According to Joe Bruloni, free-hotspot.com’s vice-president of marketing development, all a hotel needs to use its product is a DSL connection and an investment of a little over €200; free-hotspot.com supplies the router and the firmware. “The hotel is therefore getting a dependable Wi-Fi service without a large capital outlay, and no ongoing financial commitments,” says Bruloni.
Brunoli explains that every five minutes the person using free-hotspot.com’s Wi-Fi system will see an advertisement web page, which they can click out of as soon as they like. The session begins with an introductory page from the hotel containing terms and conditions and any other message the hotel wishes. Thereafter, as the user moves between different domains, the advertising pages will come up while the new domain is being loaded, but only every five minutes. No ad will appear any more frequently, nor will another ad load if the user stays within the same internet domain.
The extraordinary thing about the free-hotspot.com solution is its promised customisability. The hotel can specify what advertisements it doesn’t want to see so there will be nothing from rival businesses. From an advertiser’s point of view, says Brunoli, free-hotspot.com represents a powerful new advertising channel.

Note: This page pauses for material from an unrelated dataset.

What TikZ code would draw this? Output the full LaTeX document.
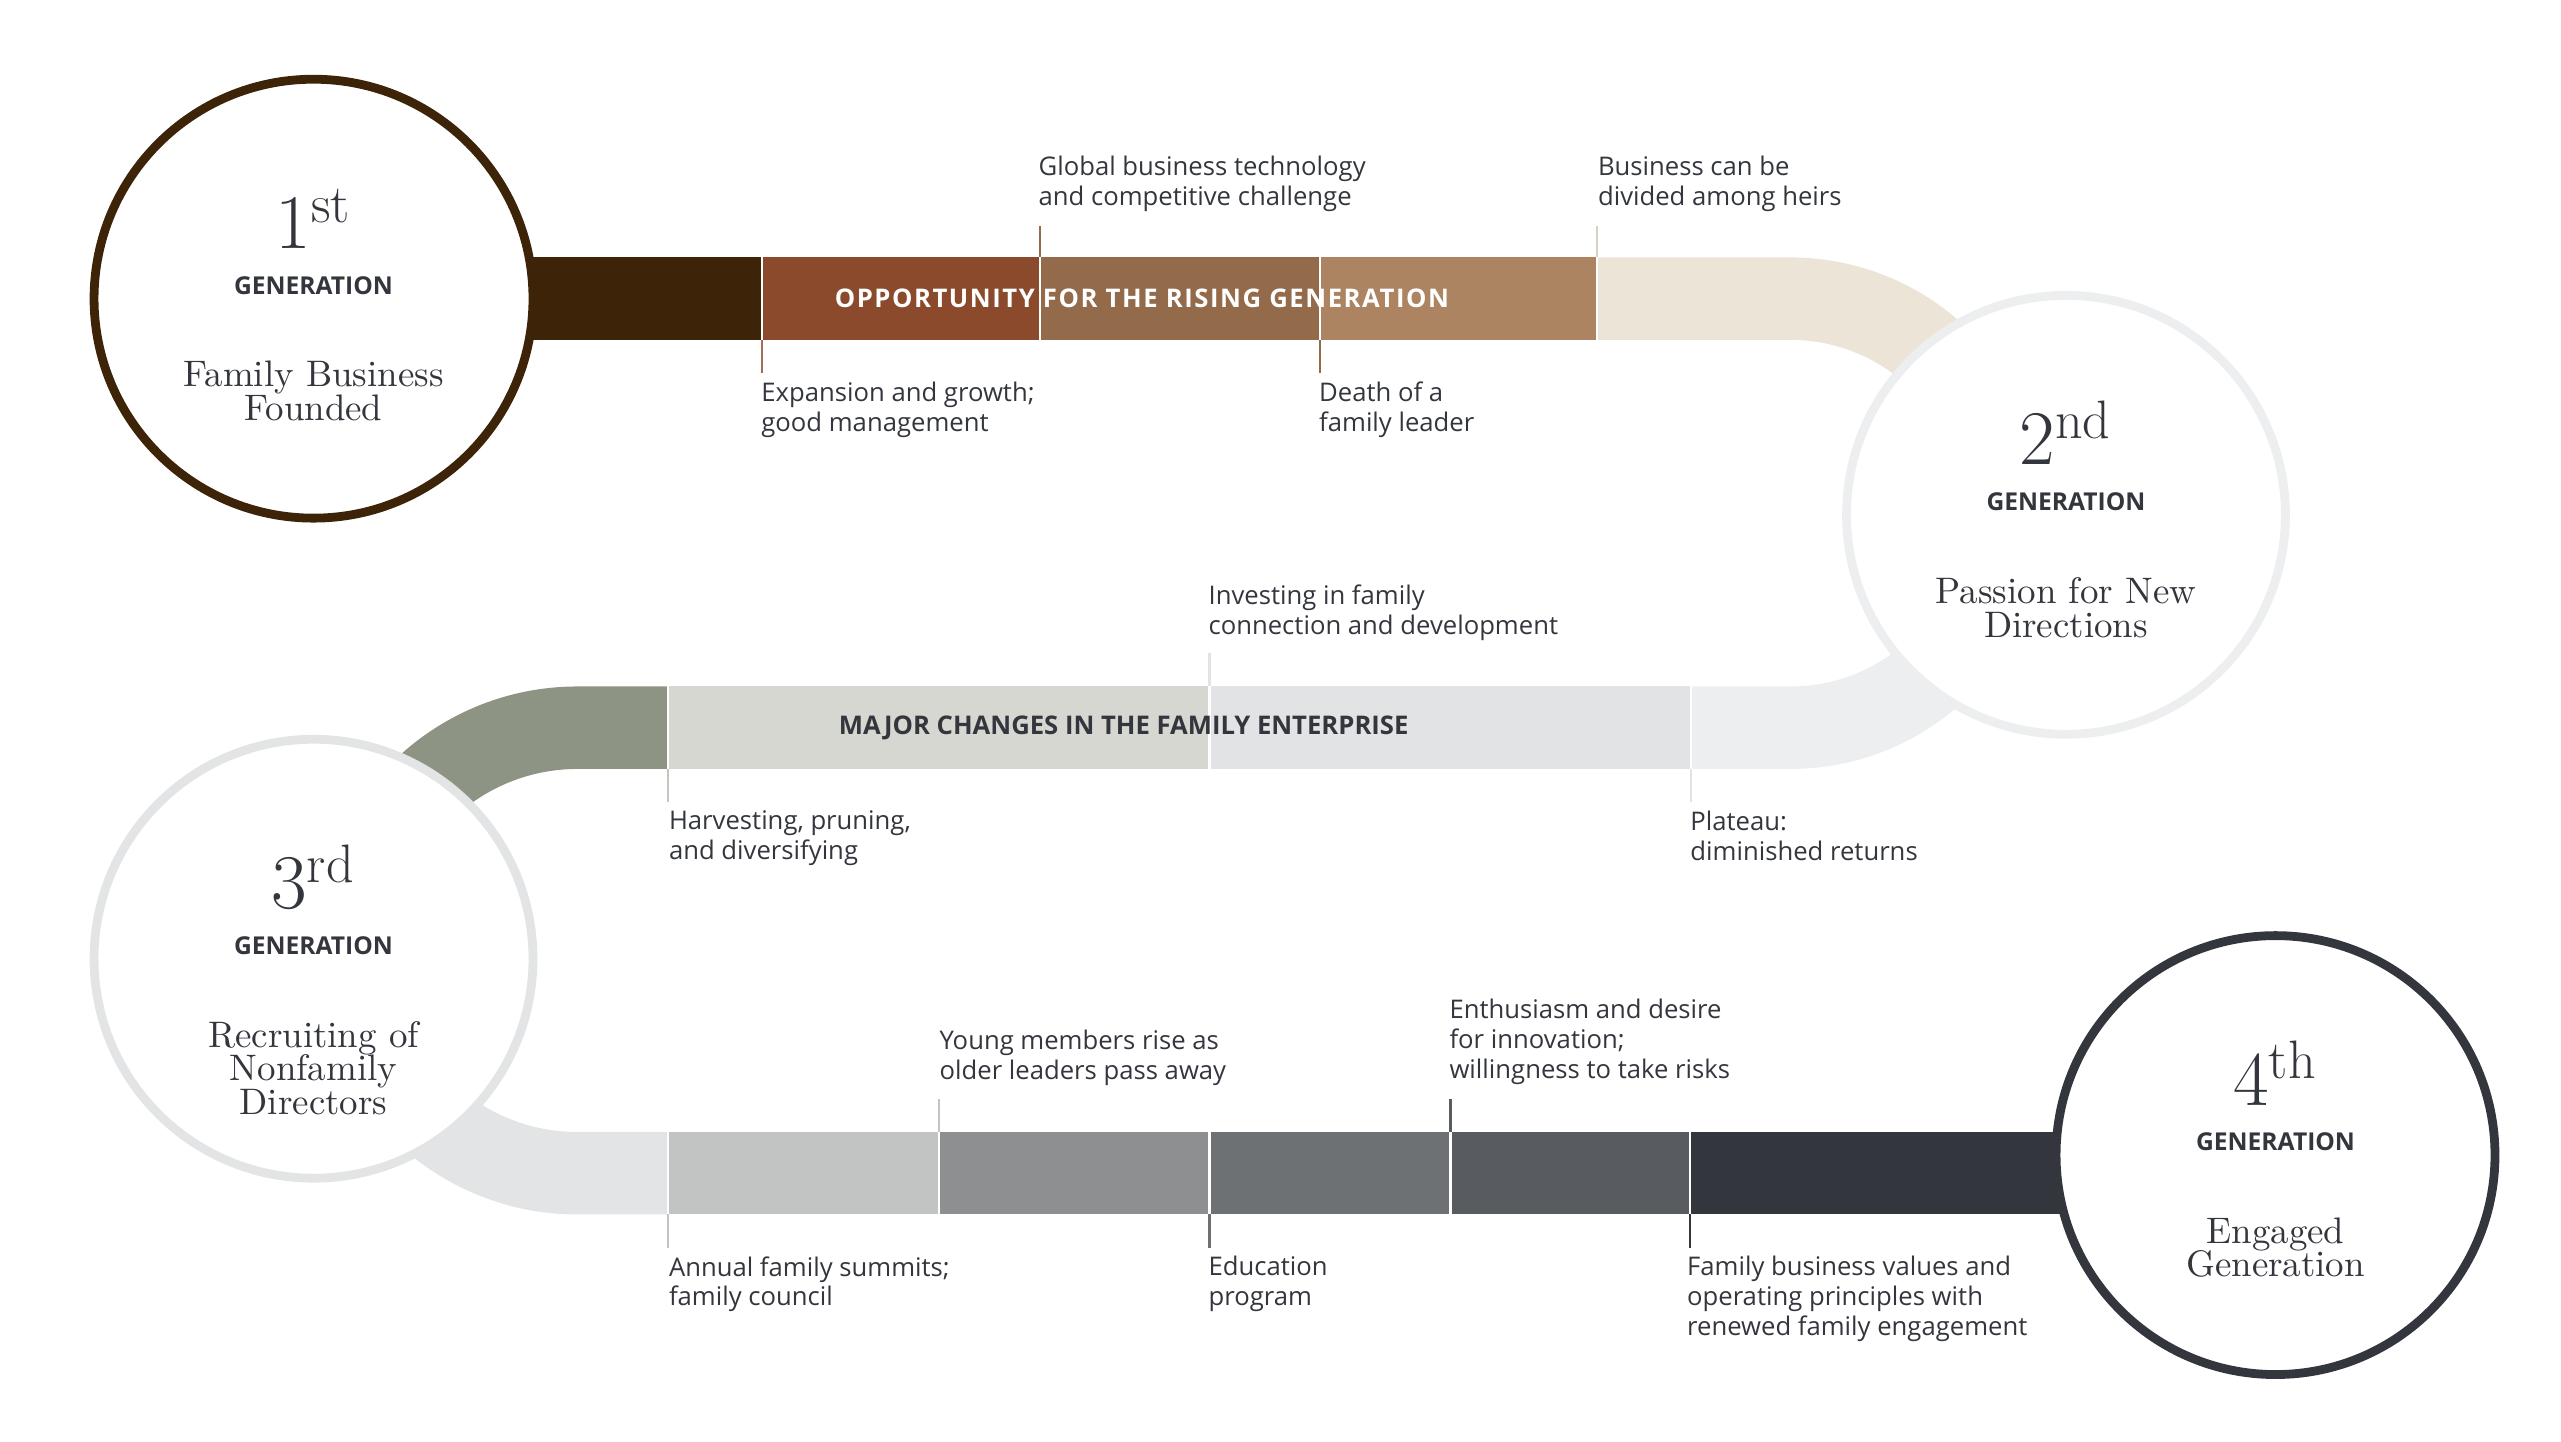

“Our customers can stipulate that they want their ads to be served only in Chelsea or in a part of France or even at particular times,” he says. “It could even be the restaurant around the corner from the hotel advertising the special that evening. In advertising terms, this is very granular targeting. Campaigns can be constructed which are vertical – say, only hotels – or geographical.” Furthermore, says Brunoli, by knowing where their advertisements are being served, the advertisers have a pretty good idea of who is seeing them.
“This is a new medium,” he asserts, “which is not close to traditional internet advertising. These ads are not pop-ups. It is much closer to outdoor advertising or a billboard in a specific location. With traditional internet advertising, you get a report saying that the page where the ad lives has been seen ‘x’ number of times, but you know no more than that. It could have been below the fold and not spotted. Every time we serve an ad, someone sees it.”
The advertisers can also drill further because every Ethernet wireless card – the gizmo that now lives in the majority of laptops which allows them to use Wi-Fi – has a unique 24-digit MAC number which will be recorded by the router free-hotspot.com installs in the hotel. They can therefore establish how many different hotspot users are receiving their message.
free-hotspot.com was trialled last year in cafés in Paris and London, and is currently installed in 50 locations in France, the UK, Germany, Italy, Belgium, the Netherlands and Ireland, mostly in cafés. Lobbies of two and three-star tourist hotels are currently being targeted because they generally have no internet access for guests, especially guests’ children, who, the marketing theory goes, cannot bear to be separated from their chat rooms and email. Later this year, however, Brunoli wants to roll out to business hotels with established paid-for services. “After all, even though we are not experiencing any user difficulties with freehotspot.com, should there ever be a degraded service because of heavy use, for instance, people are going to get a lot less annoyed if it is costing them nothing.”